Exercise aim: Print, word for word, the opening line of the data below and every line after it through the line that contains "Chart.register(...registerables);", but not the pictures.

Plotting code records
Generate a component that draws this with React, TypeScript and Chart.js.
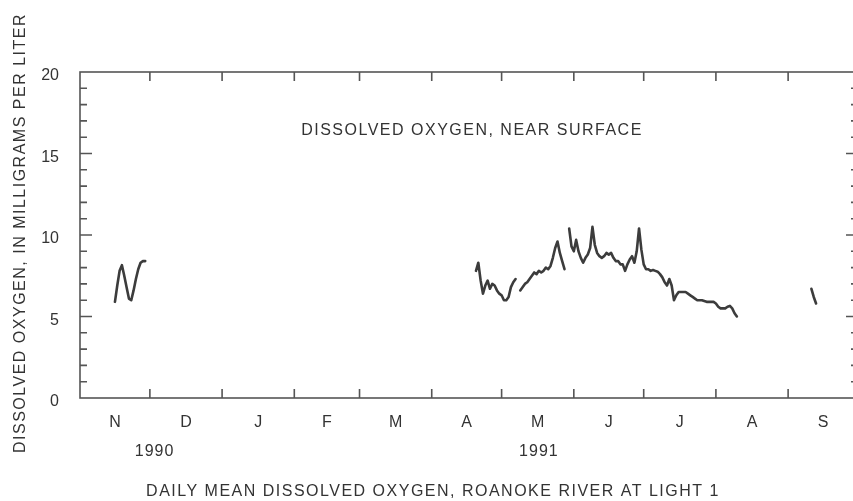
import React, { useEffect, useRef } from 'react';
import { Chart, registerables } from 'chart.js';

Chart.register(...registerables);

// Days counted from 1 Nov 1990 (day 0) to 1 Oct 1991 (day 334)
const monthStarts = [0, 30, 61, 92, 120, 151, 181, 212, 242, 273, 304, 334];
const monthLabels = ['N', 'D', 'J', 'F', 'M', 'A', 'M', 'J', 'J', 'A', 'S'];
const yearLabels = ['1990', '1991'];
const yearLabelDays = [32, 197];

// Daily mean dissolved oxygen (mg/L), segments of record
const novStart = 15;
const novValues = [5.9, 6.9, 7.8, 8.15, 7.5, 6.8, 6.1, 6.0, 6.6, 7.3, 7.9, 8.3, 8.4, 8.4];

const aprStart = 170;
const aprValues = [7.8, 8.3, 7.2, 6.4, 6.9, 7.2, 6.7, 7.0, 6.9, 6.6, 6.4, 6.3, 6.0, 6.0, 6.2, 6.8, 7.1, 7.3];

const mayStart = 189;
const mayValues = [6.6, 6.8, 7.0, 7.1, 7.3, 7.5, 7.7, 7.6, 7.8, 7.7, 7.8, 8.0, 7.9, 8.1, 8.6, 9.2, 9.6, 8.9, 8.4, 7.9];

const junStart = 210;
const junValues = [
  10.4, 9.3, 9.0, 9.7, 9.0, 8.6, 8.3, 8.6, 8.8, 9.2,
  10.5, 9.4, 8.9, 8.7, 8.6, 8.7, 8.9, 8.8, 8.9, 8.6,
  8.4, 8.4, 8.2, 8.2, 7.8, 8.2, 8.5, 8.7, 8.3, 9.0,
  10.4, 9.1, 8.2, 7.9, 7.9, 7.8, 7.85, 7.8, 7.75, 7.6,
  7.4, 7.1, 6.9, 7.3, 6.9, 6.0, 6.3, 6.5, 6.5, 6.5,
  6.5, 6.4, 6.3, 6.2, 6.1, 6.0, 6.0, 6.0, 5.95, 5.9,
  5.9, 5.9, 5.9, 5.8, 5.6, 5.5, 5.5, 5.5, 5.6, 5.65,
  5.5, 5.2, 5.0,
];

const sepStart = 314;
const sepValues = [6.7, 6.2, 5.8];

const FONT = '"Liberation Sans", Arial, Helvetica, sans-serif';
const INK = '#333333';

export default function App() {
  const ref = useRef<HTMLCanvasElement>(null);

  useEffect(() => {
    document.body.style.margin = '0';
    document.body.style.overflow = 'hidden';
    const canvas = ref.current!;
    const segments: [number, number[]][] = [
      [novStart, novValues],
      [aprStart, aprValues],
      [mayStart, mayValues],
      [junStart, junValues],
      [sepStart, sepValues],
    ];
    const datasets = segments.map(([s, vals]) => ({
      data: vals.map((v, i) => ({ x: s + i, y: v })),
      borderColor: '#3c3c3c',
      borderWidth: 2.6,
      pointRadius: 0,
      tension: 0,
      fill: false,
      borderJoinStyle: 'round' as const,
      borderCapStyle: 'round' as const,
    }));
    const mids = monthLabels.map((_, i) => (monthStarts[i] + monthStarts[i + 1]) / 2);

    const frame = {
      id: 'frame',
      afterDraw(chart: any) {
        const { ctx, chartArea } = chart;
        const { left, right, top, bottom } = chartArea;
        const xs = chart.scales.x;
        const ys = chart.scales.y;
        ctx.save();
        ctx.strokeStyle = '#555';
        ctx.lineWidth = 1.6;
        ctx.strokeRect(left, top, right - left, bottom - top);
        ctx.beginPath();
        for (let v = 1; v < 20; v++) {
          const y = ys.getPixelForValue(v);
          const len = v % 5 === 0 ? 12 : 7;
          ctx.moveTo(left, y);
          ctx.lineTo(left + len, y);
          ctx.moveTo(right, y);
          ctx.lineTo(right - len, y);
        }
        for (let i = 1; i < monthStarts.length - 1; i++) {
          const x = xs.getPixelForValue(monthStarts[i]);
          ctx.moveTo(x, bottom);
          ctx.lineTo(x, bottom - 9);
          ctx.moveTo(x, top);
          ctx.lineTo(x, top + 9);
        }
        ctx.stroke();

        ctx.fillStyle = INK;
        ctx.font = `16px ${FONT}`;
        ctx.textAlign = 'center';
        ctx.textBaseline = 'middle';
        (ctx as any).letterSpacing = '1.5px';
        ctx.fillText('DISSOLVED OXYGEN, NEAR SURFACE', 472, 131);
        ctx.fillText('DAILY MEAN DISSOLVED OXYGEN, ROANOKE RIVER AT LIGHT 1', 433, 492);
        (ctx as any).letterSpacing = '1px';
        yearLabels.forEach((t, i) => {
          ctx.fillText(t, xs.getPixelForValue(yearLabelDays[i]), 452);
        });
        (ctx as any).letterSpacing = '1.5px';
        ctx.translate(21, 233);
        ctx.rotate(-Math.PI / 2);
        ctx.fillText('DISSOLVED OXYGEN, IN MILLIGRAMS PER LITER', 0, 0);
        ctx.restore();
      },
    };

    const chart = new Chart(canvas, {
      type: 'line',
      data: { datasets },
      options: {
        responsive: false,
        animation: false,
        devicePixelRatio: 1,
        layout: { padding: { top: 72, right: 5, bottom: 0, left: 0 } },
        plugins: { legend: { display: false }, tooltip: { enabled: false }, title: { display: false } },
        scales: {
          x: {
            type: 'linear',
            min: 0,
            max: 334,
            grid: { display: false },
            border: { display: false },
            afterBuildTicks: (s: any) => {
              s.ticks = mids.map((v) => ({ value: v }));
            },
            afterFit: (s: any) => {
              s.height = 103;
            },
            ticks: {
              autoSkip: false,
              maxRotation: 0,
              padding: 7,
              color: INK,
              font: { family: FONT, size: 16 },
              callback: (_v: any, i: number) => monthLabels[i],
            },
          },
          y: {
            min: 0,
            max: 20,
            grid: { display: false },
            border: { display: false },
            afterFit: (s: any) => {
              s.width = 80;
            },
            ticks: {
              stepSize: 5,
              padding: 13,
              labelOffset: 4,
              color: INK,
              font: { family: FONT, size: 16 },
            },
          },
        },
      },
      plugins: [frame],
    });
    return () => chart.destroy();
  }, []);

  return <canvas ref={ref} width={863} height={501} style={{ display: 'block', width: 863, height: 501 }} />;
}
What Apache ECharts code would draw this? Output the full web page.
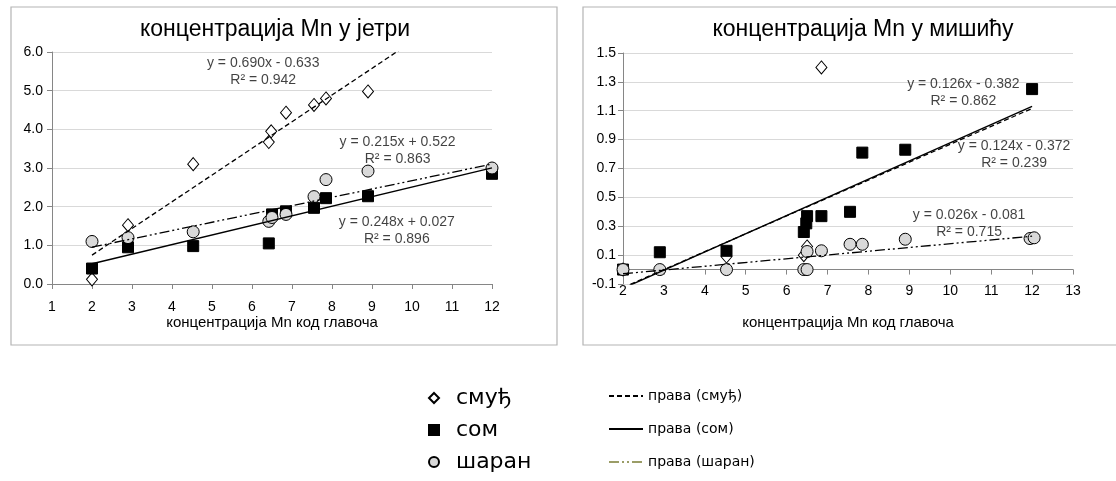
<!DOCTYPE html>
<html>
<head>
<meta charset="utf-8">
<script src="https://cdn.jsdelivr.net/npm/echarts@6/dist/echarts.min.js"></script>
<style>
html,body{margin:0;padding:0;background:#fff;}
#c{width:1116px;height:481px;}
</style>
</head>
<body>
<div id="c"></div>
<script>
// ---- data ----
var seriesNames = ['смуђ', 'сом', 'шаран'];
var trendNames = ['права (смуђ)', 'права (сом)', 'права (шаран)'];
var titles = ['концентрација Mn у јетри', 'концентрација Mn у мишићу'];
var xAxisTitle = 'концентрација Mn код главоча';

// liver (јетра)
var liverSmudj = [[2.0,0.12],[2.9,1.52],[4.53,3.1],[6.42,3.67],[6.48,3.95],[6.85,4.43],[7.55,4.63],[7.85,4.8],[8.9,4.98]];
var liverSom = [[2.0,0.4],[2.9,0.95],[4.53,0.98],[6.42,1.05],[6.5,1.8],[6.85,1.88],[7.55,1.97],[7.85,2.22],[8.9,2.27],[12,2.85]];
var liverSaran = [[2.0,1.1],[2.9,1.2],[4.53,1.35],[6.42,1.62],[6.5,1.72],[6.85,1.8],[7.55,2.26],[7.85,2.7],[8.9,2.92],[12,3.0]];
var liverTrendSmudj = [[2,0.747],[12,7.647]];
var liverTrendSom = [[2,0.523],[12,3.003]];
var liverTrendSaran = [[2,0.952],[12,3.102]];
var liverEq = [
  [6.28, 5.49, 'y = 0.690x - 0.633\nR² = 0.942'],
  [9.64, 3.44, 'y = 0.215x + 0.522\nR² = 0.863'],
  [9.62, 1.38, 'y = 0.248x + 0.027\nR² = 0.896']
];

// muscle (мишић)
var muscleSmudj = [[2.0,0.0],[4.53,0.09],[6.42,0.10],[6.5,0.16],[6.85,1.40]];
var muscleSom = [[2.0,0.0],[2.9,0.12],[4.53,0.13],[6.42,0.26],[6.48,0.32],[6.5,0.37],[6.85,0.37],[7.55,0.40],[7.85,0.81],[8.9,0.83],[12,1.25]];
var muscleSaran = [[2.0,0.0],[2.9,0.0],[4.53,0.0],[6.42,0.0],[6.5,0.0],[6.5,0.125],[6.85,0.13],[7.55,0.175],[7.85,0.175],[8.9,0.21],[11.95,0.215],[12.05,0.22]];
var muscleTrendSmudj = [[2,-0.124],[12,1.116]];
var muscleTrendSom = [[2,-0.130],[12,1.130]];
var muscleTrendSaran = [[2,-0.029],[12,0.231]];
var muscleEq = [
  [10.32, 1.226, 'y = 0.126x - 0.382\nR² = 0.862'],
  [11.56, 0.793, 'y = 0.124x - 0.372\nR² = 0.239'],
  [10.46, 0.319, 'y = 0.026x - 0.081\nR² = 0.715']
];

// ---- styles ----
var FONT = 'Liberation Sans, Arial, sans-serif';
var LEG_FONT = 'DejaVu Sans, Verdana, sans-serif';
var AXIS_COL = '#868686';
var GRID_COL = '#d9d9d9';
var markerStyles = [
  {symbol: 'diamond', symbolSize: [11, 13], itemStyle: {color: '#ffffff', borderColor: '#000', borderWidth: 1, opacity: 1}},
  {symbol: 'rect', symbolSize: 11, itemStyle: {color: '#000000', borderColor: '#000', borderWidth: 1, opacity: 1}},
  {symbol: 'circle', symbolSize: 12, itemStyle: {color: '#d9d9d9', borderColor: '#000', borderWidth: 1, opacity: 1}}
];
var trendStyles = [
  {color: '#000', width: 1.3, type: [5, 3]},
  {color: '#000', width: 1.4, type: 'solid'},
  {color: '#000', width: 1.3, type: [10, 3, 2, 3, 2, 3]}
];

function xAxisCfg(gi, min, max, gap, margin) {
  return {
    type: 'value', gridIndex: gi, min: min, max: max, interval: 1,
    name: xAxisTitle, nameLocation: 'middle', nameGap: gap,
    nameTextStyle: {fontFamily: FONT, fontSize: 15, color: '#000'},
    axisLine: {show: true, onZero: true, lineStyle: {color: AXIS_COL, width: 1}},
    axisTick: {show: true, inside: false, length: 5, lineStyle: {color: AXIS_COL}},
    axisLabel: {fontFamily: FONT, fontSize: 14, color: '#000', margin: margin},
    splitLine: {show: false}
  };
}
function yAxisCfg(gi, min, max, interval, margin) {
  return {
    type: 'value', gridIndex: gi, min: min, max: max, interval: interval,
    axisLine: {show: true, lineStyle: {color: AXIS_COL, width: 1}},
    axisTick: {show: true, inside: false, length: 5, lineStyle: {color: AXIS_COL}},
    axisLabel: {fontFamily: FONT, fontSize: 14, color: '#000', margin: margin,
      formatter: function (v) { return (Math.round(v * 10) / 10).toFixed(1); }},
    splitLine: {show: true, lineStyle: {color: GRID_COL, width: 1}}
  };
}

function scatter(name, data, i, gi) {
  var m = markerStyles[i];
  return {
    name: name, type: 'scatter', xAxisIndex: gi, yAxisIndex: gi, data: data,
    symbol: m.symbol, symbolSize: m.symbolSize, itemStyle: m.itemStyle, z: 3 + i,
    emphasis: {disabled: true}
  };
}
function trend(name, data, i, gi) {
  return {
    name: name, type: 'line', xAxisIndex: gi, yAxisIndex: gi, data: data,
    symbol: 'none', showSymbol: false, clip: true, lineStyle: trendStyles[i],
    itemStyle: {color: '#000'}, z: 10 - i, silent: true, animation: false
  };
}
function eqLabels(data, gi) {
  return {
    name: 'eq' + gi, type: 'scatter', xAxisIndex: gi, yAxisIndex: gi, data: data,
    symbolSize: 1, itemStyle: {color: 'rgba(0,0,0,0)'}, silent: true, z: 20,
    label: {show: true, position: 'inside', align: 'center', verticalAlign: 'middle',
      fontFamily: FONT, fontSize: 14, lineHeight: 17, color: '#111',
      formatter: function (p) { return p.data[2]; }}
  };
}

var hiddenSym = {color: 'rgba(0,0,0,0)', borderColor: 'rgba(0,0,0,0)', borderWidth: 0, opacity: 0};

var chart = echarts.init(document.getElementById('c'), null, {renderer: 'canvas'});
chart.setOption({
  animation: false,
  backgroundColor: '#ffffff',
  graphic: [
    {type: 'rect', shape: {x: 11, y: 7, width: 546, height: 338}, style: {fill: 'none', stroke: '#b4b4b4', lineWidth: 1.2}, silent: true},
    {type: 'rect', shape: {x: 583, y: 7, width: 545, height: 338}, style: {fill: 'none', stroke: '#b4b4b4', lineWidth: 1.2}, silent: true}
  ],
  title: [
    {text: titles[0], left: 270, top: 13, textAlign: 'center', textStyle: {fontFamily: FONT, fontSize: 23, fontWeight: 'normal', color: '#000'}},
    {text: titles[1], left: 858, top: 13, textAlign: 'center', textStyle: {fontFamily: FONT, fontSize: 23, fontWeight: 'normal', color: '#000'}}
  ],
  grid: [
    {left: 52, top: 52, width: 440, height: 232, containLabel: false},
    {left: 623, top: 53, width: 450, height: 231, containLabel: false}
  ],
  xAxis: [xAxisCfg(0, 1, 12, 31, 16), xAxisCfg(1, 2, 13, 31, 0)],
  yAxis: [yAxisCfg(0, 0, 6, 1, 9), yAxisCfg(1, -0.1, 1.5, 0.2, 7)],
  legend: [
    {
      data: seriesNames, orient: 'vertical', left: 423, top: 382, itemWidth: 10, itemHeight: 10,
      itemGap: 10, selectedMode: false,
      formatter: function (n) { return '{n|' + n + '}'; },
      textStyle: {fontFamily: LEG_FONT, fontSize: 22, color: '#000',
        rich: {n: {fontFamily: LEG_FONT, fontSize: 22, color: '#000', padding: [0, 0, 0, 12]}}}
    },
    {
      data: [
        {name: trendNames[0], itemStyle: hiddenSym},
        {name: trendNames[1], itemStyle: hiddenSym},
        {name: trendNames[2], itemStyle: hiddenSym, lineStyle: {color: '#7b7d36', type: [10, 3, 2, 3, 2, 3], width: 1.5}}
      ],
      orient: 'vertical', left: 603, top: 384, itemWidth: 34, itemHeight: 14, itemGap: 19, selectedMode: false,
      textStyle: {fontFamily: LEG_FONT, fontSize: 14, color: '#000'}
    }
  ],
  series: [
    scatter(seriesNames[0], liverSmudj, 0, 0),
    scatter(seriesNames[1], liverSom, 1, 0),
    scatter(seriesNames[2], liverSaran, 2, 0),
    trend(trendNames[0], liverTrendSmudj, 0, 0),
    trend(trendNames[1], liverTrendSom, 1, 0),
    trend(trendNames[2], liverTrendSaran, 2, 0),
    eqLabels(liverEq, 0),
    scatter(seriesNames[0], muscleSmudj, 0, 1),
    scatter(seriesNames[1], muscleSom, 1, 1),
    scatter(seriesNames[2], muscleSaran, 2, 1),
    trend(trendNames[0], muscleTrendSmudj, 0, 1),
    trend(trendNames[1], muscleTrendSom, 1, 1),
    trend(trendNames[2], muscleTrendSaran, 2, 1),
    eqLabels(muscleEq, 1)
  ]
});
</script>
</body>
</html>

Correct output:
Generate a component that draws this with React, TypeScript and Chart.js.
import React, { useEffect, useRef } from 'react';
import { Chart, registerables } from 'chart.js';

Chart.register(...registerables);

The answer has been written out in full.